Saturday, April 18, 2009

When you try to avoid doing what must be done

You usually end up with your balls in a salad shooter, much like Tiny Tim Geithner these days.
The U.S. Treasury and financial regulators are clashing with each other over how to disclose results from the stress tests of 19 U.S. banks, with some officials concerned at potential damage to weaker institutions.

With a May 4 deadline approaching, there is no set plan for how much information to release, how to categorize the results or who should make the announcements, people familiar with the matter said.

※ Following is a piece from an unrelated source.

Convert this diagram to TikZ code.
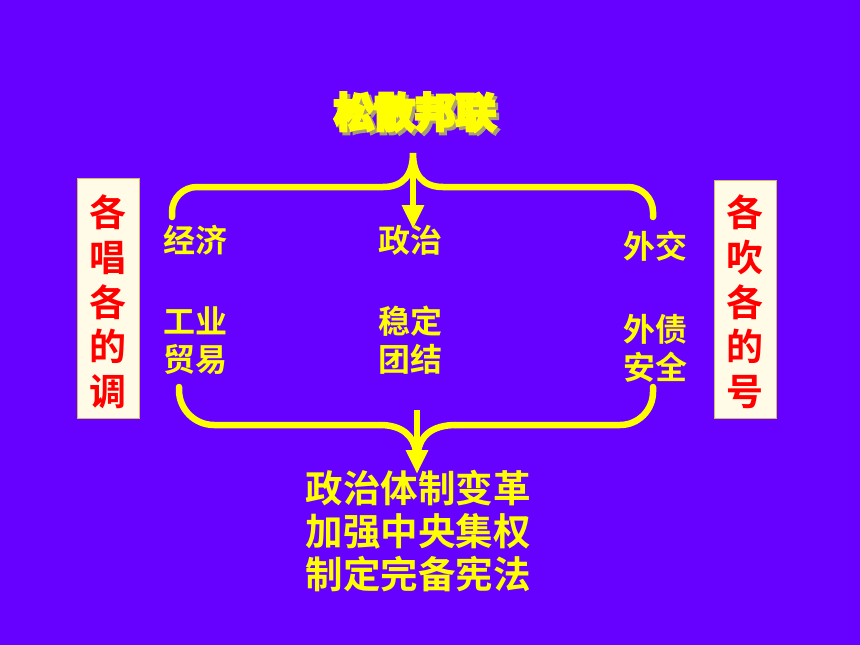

While the Office of the Comptroller of the Currency and other regulators want few details about the assessments to be publicized, the Treasury is pushing for broader disclosure.

The disarray highlights what threatens to be a lose-lose situation for Treasury Secretary Timothy Geithner: If all the banks pass, the tests’ credibility will be questioned, and if some banks get failing grades and are forced to accept more government capital and oversight, they may be punished by investors and customers.

“There are plenty of ways to go wrong here,” said Wayne Abernathy, executive vice president of the American Bankers Association in Washington. “It might have sounded good at the time, but now looking back, it has far more risk than benefit.”

The banks haven’t been consulted on how the information will be released and have raised the issue with the Treasury, three industry officials said on condition of anonymity.
Too little information and the banksters are happy but the market and the public won't be. Too much information and and the banksters are mad at you and receivership is the next stop for somebody.